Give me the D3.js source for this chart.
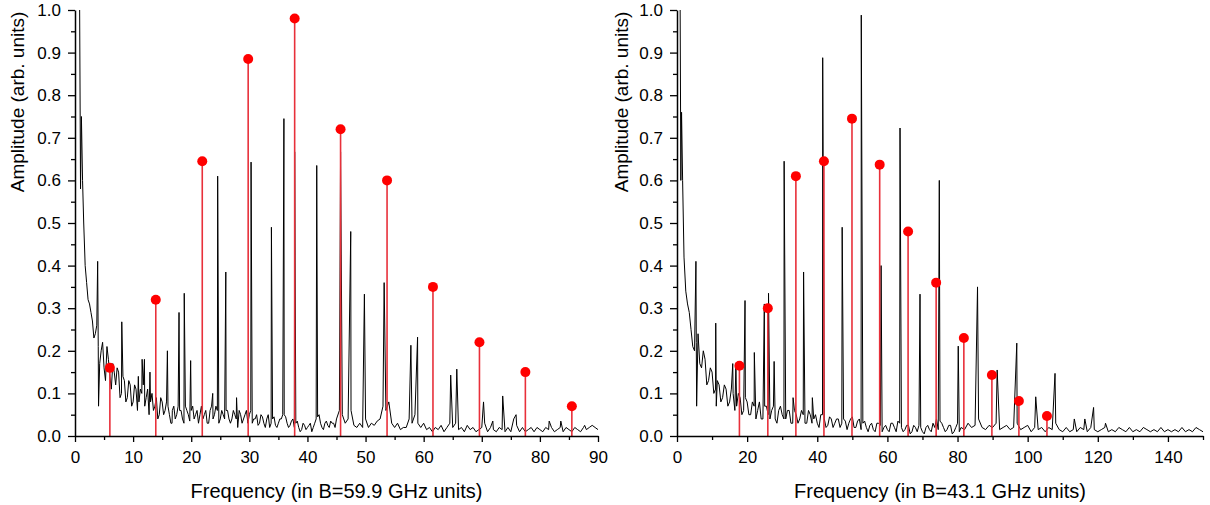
<!DOCTYPE html>
<html lang="en">
<head>
<meta charset="utf-8">
<title>Amplitude spectra</title>
<script src="https://d3js.org/d3.v7.min.js"></script>
<style>
  body { margin: 0; background: #fff; }
  svg text { font-family: "Liberation Sans", Arial, sans-serif; fill: #000; }
</style>
</head>
<body>
<div id="chart"></div>
<script>
// ---- left panel (B = 59.9 GHz) ----
// first strong spike near zero frequency
var leftHead = [[0.8, 1.0], [0.95, 0.58], [1.1, 0.75], [1.3, 0.6]];
// noise floor, sampled every 0.5 units starting at 1.5
var leftNoiseStart = 1.5, leftNoiseStep = 0.5;
var leftNoise = [
  .50, .36, .31, .27, .24, .21, .20, .16, .21, .14, .17, .12, .15, .10, .13, .09, .12, .08, .11, .08,
  .10, .07, .11, .08, .06, .09, .05, .08, .06, .07, .03, .07, .05, .06, .04, .07, .05, .06, .04, .06,
  .05, .04, .06, .03, .07, .05, .06, .04, .05, .06, .04, .04, .05, .02, .05, .04, .06, .05, .03, .04,
  .025, .05, .03, .04, .02, .04, .025, .03, .04, .05, .03, .025, .04, .03, .02, .015, .025, .02, .03, .02,
  .04, .05, .02, .03, .025, .035, .03, .04, .06, .05, .03, .04, .06, .025, .02, .03, .02, .04, .02, .03,
  .025, .035, .04, .07, .06, .08, .03, .02, .03, .015, .02, .02, .04, .03, .05, .03, .02, .03, .015, .02,
  .01, .02, .015, .025, .01, .02, .03, .02, .03, .015, .02, .01, .025, .015, .02, .01, .015, .02, .03, .01,
  .02, .015, .01, .02, .015, .01, .02, .01, .04, .025, .01, .02, .01, .015, .02, .01, .02, .015, .01, .02,
  .015, .02, .01, .015, .02, .01, .02, .015, .01, .02, .015, .01, .02, .015, .02, .025, .02, .015
];
// extra noise samples between the ones above (dense low-frequency band)
var leftMidStart = 1.75, leftMidStep = 0.5;
var leftNoiseMid = [
  .40, .32, .29, .23, .26, .17, .22, .13, .18, .11, .15, .16, .09, .14, .08, .13, .07, .12, .06, .11,
  .12, .09, .05, .10, .07, .04, .09, .05, .08, .05, .06, .04, .07, .06, .03, .06, .035, .07, .05, .03,
  .07, .05, .03, .06, .04, .07, .03, .06, .04, .06, .03, .06, .04, .06, .03, .05, .03, .06, .04, .05,
  .03, .045, .02, .05, .03, .045, .02, .04, .05, .045, .02, .035, .02, .035, .01, .03, .015, .025, .01, .03,
  .045, .03, .015, .035, .02, .03, .02
];
// sharp lines of the spectrum [frequency, amplitude]
var leftPeaks = [
  [3.9, 0.41], [4.05, 0.07], [8.05, 0.268], [10.9, 0.14], [11.55, 0.18], [11.95, 0.18], [12.9, 0.15],
  [15.9, 0.20], [16.7, 0.03], [17.9, 0.29], [18.8, 0.335], [19.9, 0.177], [23.7, 0.10], [24.55, 0.61],
  [25.95, 0.385], [27.8, 0.09], [30.3, 0.643], [33.8, 0.49], [35.95, 0.745], [37.8, 0.667],
  [41.6, 0.635], [45.7, 0.667], [47.45, 0.48], [49.8, 0.333], [53.2, 0.36], [57.8, 0.213],
  [58.95, 0.232], [64.65, 0.143], [65.7, 0.157], [70.3, 0.08], [71.9, 0.035], [73.6, 0.094],
  [75.9, 0.05], [81.6, 0.035], [83.6, 0.035], [87.7, 0.025]
];
// red markers
var leftRedFreq = [6.0, 13.9, 21.9, 29.8, 37.8, 45.7, 53.7, 61.6, 69.6, 77.5, 85.5];
var leftRedAmp = [0.16, 0.32, 0.645, 0.885, 0.98, 0.72, 0.60, 0.35, 0.22, 0.15, 0.07];

// ---- right panel (B = 43.1 GHz) ----
var rightHead = [[0.9, 1.0], [1.1, 0.6], [1.3, 0.76], [1.6, 0.6]];
var rightNoiseStart = 2, rightNoiseStep = 1;
var rightNoise = [
  .42, .31, .25, .20, .24, .16, .18, .13, .15, .11, .12, .09, .11, .08, .10, .07, .09, .06, .08, .05,
  .07, .06, .04, .07, .05, .06, .04, .06, .05, .04, .06, .03, .05, .04, .05, .03, .05, .04, .03, .05,
  .04, .025, .04, .03, .04, .03, .035, .03, .045, .02, .04, .03, .02, .025, .015, .03, .025, .02, .015, .03,
  .02, .035, .02, .015, .025, .01, .02, .025, .01, .02, .015, .03, .04, .035, .02, .015, .025, .01, .03, .02,
  .015, .03, .02, .025, .04, .02, .015, .025, .02, .03, .015, .02, .025, .015, .02, .03, .015, .02, .025, .01,
  .02, .015, .02, .01, .02, .015, .03, .015, .01, .02, .01, .015, .01, .02, .015, .01, .02, .015, .01, .015,
  .02, .01, .015, .01, .02, .015, .01, .02, .01, .015, .01, .02, .015, .01, .015, .01, .02, .01, .015, .01,
  .015, .01, .02, .01, .015, .01, .02, .015, .01
];
var rightMidStart = 2.5, rightMidStep = 1;
var rightNoiseMid = [
  .34, .29, .21, .22, .17, .20, .12, .16, .10, .13, .08, .12, .07, .11, .06, .10, .05, .09, .05, .08,
  .04, .08, .04, .07, .04, .07, .03, .07, .04, .06, .03, .06, .03, .06, .03, .06, .03, .05, .02, .05,
  .02, .045, .02, .04, .02, .04, .015, .04, .02, .035, .015, .035, .01, .03, .01, .03, .01, .025, .01, .03,
  .01, .03, .01, .025, .005, .025, .01, .02, .005, .025, .01, .02, .015, .03, .01, .025, .005, .02, .01
];
var rightPeaks = [
  [5.4, 0.41], [5.6, 0.07], [11.05, 0.265], [11.2, 0.07], [15.9, 0.17], [16.8, 0.17], [19.4, 0.318],
  [22.05, 0.196], [24.9, 0.31], [26.1, 0.335], [27.7, 0.175], [30.55, 0.645], [33.1, 0.09],
  [36.1, 0.385], [38.6, 0.09], [41.55, 0.888], [47.1, 0.49], [52.55, 0.988], [58.2, 0.40],
  [63.6, 0.723], [69.3, 0.333], [74.8, 0.60], [80.2, 0.211], [85.7, 0.35], [91.3, 0.155],
  [96.9, 0.218], [102.3, 0.092], [107.8, 0.147], [113.3, 0.04], [116.3, 0.04], [118.8, 0.067],
  [122.2, 0.03]
];
var rightRedFreq = [17.8, 25.9, 33.9, 41.9, 49.9, 57.8, 65.9, 73.9, 81.8, 89.8, 97.5, 105.5];
var rightRedAmp = [0.165, 0.30, 0.61, 0.645, 0.745, 0.637, 0.48, 0.36, 0.23, 0.143, 0.082, 0.047];

// axis ticks
var yMajor = [0, 0.1, 0.2, 0.3, 0.4, 0.5, 0.6, 0.7, 0.8, 0.9, 1.0];
var yMinor = [0.05, 0.15, 0.25, 0.35, 0.45, 0.55, 0.65, 0.75, 0.85, 0.95];
var leftXMajor = [0, 10, 20, 30, 40, 50, 60, 70, 80, 90];
var leftXMinor = [5, 15, 25, 35, 45, 55, 65, 75, 85];
var rightXMajor = [0, 20, 40, 60, 80, 100, 120, 140];
var rightXMinor = [10, 30, 50, 70, 90, 110, 130, 150];

var W = 1210, H = 505;
var svg = d3.select("#chart").append("svg")
    .attr("width", W)
    .attr("height", H);

function buildSpectrum(p) {
  var pts = p.head.slice();
  p.noise.forEach(function(v, i) { pts.push([p.start + i * p.step, v]); });
  p.mid.forEach(function(v, i) { pts.push([p.midStart + i * p.midStep, v]); });
  p.peaks.forEach(function(d) { pts.push(d); });
  return pts.sort(function(a, b) { return a[0] - b[0]; });
}

function drawPanel(p) {
  var x = d3.scaleLinear().domain([0, p.xMax]).range([p.left, p.right]);
  var y = d3.scaleLinear().domain([0, 1]).range([436, 10]);

  var spec = buildSpectrum(p);

  // black spectrum
  svg.append("path")
    .datum(spec)
    .attr("fill", "none")
    .attr("stroke", "#000")
    .attr("stroke-width", 1)
    .attr("d", d3.line()
      .x(function(d) { return x(d[0]); })
      .y(function(d) { return y(d[1]); }));

  // red stems + dots
  var red = p.redFreq.map(function(f, i) { return [f, p.redAmp[i]]; });
  svg.selectAll(null)
    .data(red)
    .enter()
    .append("line")
      .attr("x1", function(d) { return x(d[0]); })
      .attr("x2", function(d) { return x(d[0]); })
      .attr("y1", y(0))
      .attr("y2", function(d) { return y(d[1]); })
      .attr("stroke", "#e8303a")
      .attr("stroke-width", 1.6);
  svg.selectAll(null)
    .data(red)
    .enter()
    .append("circle")
      .attr("cx", function(d) { return x(d[0]); })
      .attr("cy", function(d) { return y(d[1]); })
      .attr("r", 5)
      .attr("fill", "#f00");

  // Y axis: minor ticks, then major ticks with labels
  svg.append("g")
    .attr("transform", "translate(" + p.left + ",0)")
    .call(d3.axisLeft(y).tickValues(yMinor).tickSize(4).tickFormat(""))
    .call(function(g) { g.select(".domain").remove(); });
  var ya = svg.append("g")
    .attr("transform", "translate(" + p.left + ",0)")
    .call(d3.axisLeft(y).tickValues(yMajor).tickSize(7).tickSizeOuter(0).tickPadding(7)
      .tickFormat(d3.format(".1f")));
  ya.selectAll("text").style("font-size", "17px");

  // X axis
  svg.append("g")
    .attr("transform", "translate(0,436)")
    .call(d3.axisBottom(x).tickValues(p.xMinor).tickSize(4).tickFormat(""))
    .call(function(g) { g.select(".domain").remove(); });
  var xa = svg.append("g")
    .attr("transform", "translate(0,436)")
    .call(d3.axisBottom(x).tickValues(p.xMajor).tickSize(6).tickSizeOuter(0).tickPadding(9));
  xa.selectAll("text").style("font-size", "17px");

  svg.selectAll(".domain").attr("stroke-width", 1.5);
  svg.selectAll(".tick line").attr("stroke-width", 1.3);

  // titles
  svg.append("text")
    .attr("text-anchor", "middle")
    .attr("x", (p.left + p.right) / 2)
    .attr("y", 498)
    .style("font-size", "20px")
    .text(p.xTitle);

  svg.append("text")
    .attr("text-anchor", "middle")
    .attr("transform", "translate(" + p.yTitleX + ",102)rotate(-90)")
    .style("font-size", "19px")
    .text("Amplitude (arb. units)");
}

drawPanel({
  left: 75, right: 598, xMax: 90,
  head: leftHead, start: leftNoiseStart, step: leftNoiseStep, noise: leftNoise,
  midStart: leftMidStart, midStep: leftMidStep, mid: leftNoiseMid, peaks: leftPeaks,
  redFreq: leftRedFreq, redAmp: leftRedAmp,
  xMajor: leftXMajor, xMinor: leftXMinor,
  xTitle: "Frequency (in B=59.9 GHz units)", yTitleX: 24
});

drawPanel({
  left: 677, right: 1203, xMax: 150,
  head: rightHead, start: rightNoiseStart, step: rightNoiseStep, noise: rightNoise,
  midStart: rightMidStart, midStep: rightMidStep, mid: rightNoiseMid, peaks: rightPeaks,
  redFreq: rightRedFreq, redAmp: rightRedAmp,
  xMajor: rightXMajor, xMinor: rightXMinor,
  xTitle: "Frequency (in B=43.1 GHz units)", yTitleX: 628
});
</script>
</body>
</html>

WHAT YOU ARE ASKED TO DO =
Extract all lines containing the word "chart".

RESPONSE =
Give me the D3.js source for this chart.
<div id="chart"></div>
var svg = d3.select("#chart").append("svg")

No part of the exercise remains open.